Introduction to Our Contributors’ Prose
At VoiceCatcher, we don’t set “themes” for our journal, instead preferring to discover them among the wealth of submissions we receive. Themes tends to emerge on their own and feel like a gift wrapped in a Tiffany blue box when they do. Early on in the reading process, the theme that emerged among the prose entries seemed to be “roles” – women’s roles as daughter, mother, wife. But as I neared the end of the reading process, the theme shifted to “transformations” – illness, divorce, death, rebirth.
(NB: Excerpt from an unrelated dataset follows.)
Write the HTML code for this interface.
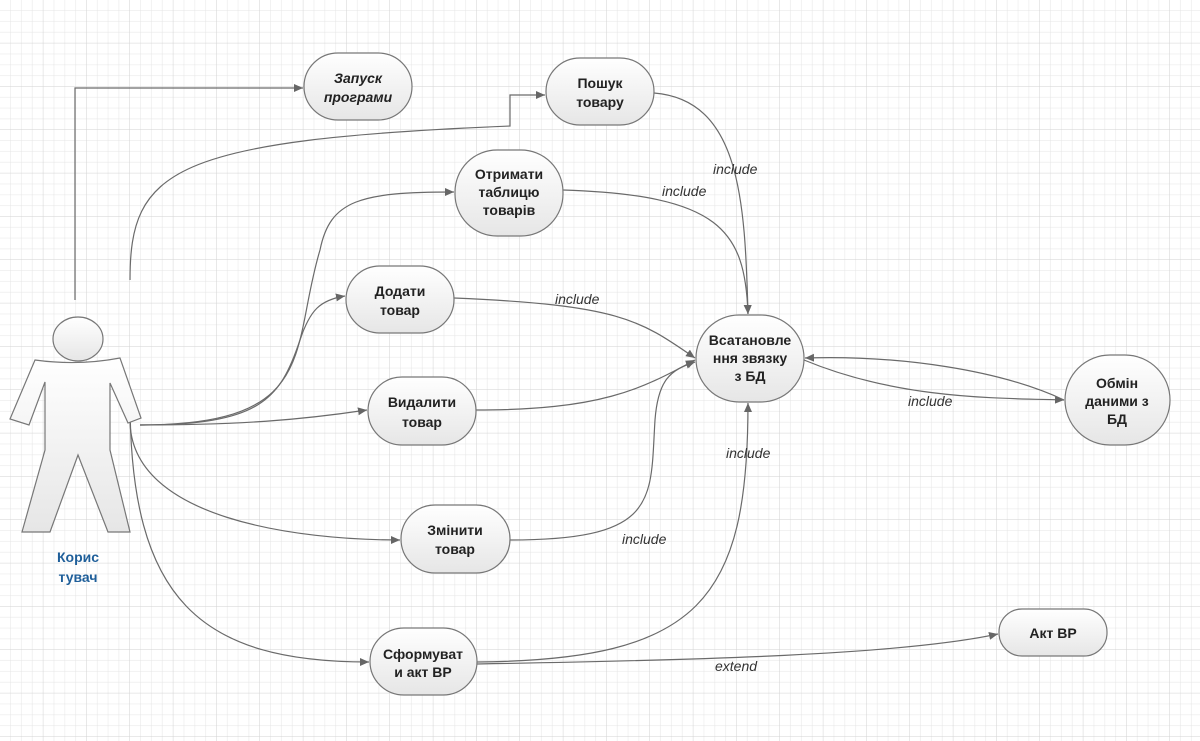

At first, I felt some sort of weird tension, like I had to decide between the two. Now it seems perfectly reasonable that they exist in this issue side-by-side. For we do not stay static in one role. We start as daughters and become mothers – where hope and pain are poignantly portrayed in “Your Hand at Your Throat.” Then we are lured back into our role of daughters as seen in “Black Sharpie.” “Something Permanent” and “For He’s a Jolly Good Fellow” show us the trajectory of going from single to married life and then finding ourselves alone again. We are healthy and then not healthy, and – hopefully – become healthy again in “Diagnosis.” We yearn for a kind of rebirth that is ached for in “After the World Ends” and gloriously achieved in “Breathing Underwater.” These are all corporeal stories, stories of the body. Our bodies. Ourselves.
It was an honor and a joy to work with each of the prose authors featured in this issue. Reading their work taught me a little bit more about what it means to be human. I can’t think of any higher aim for literature.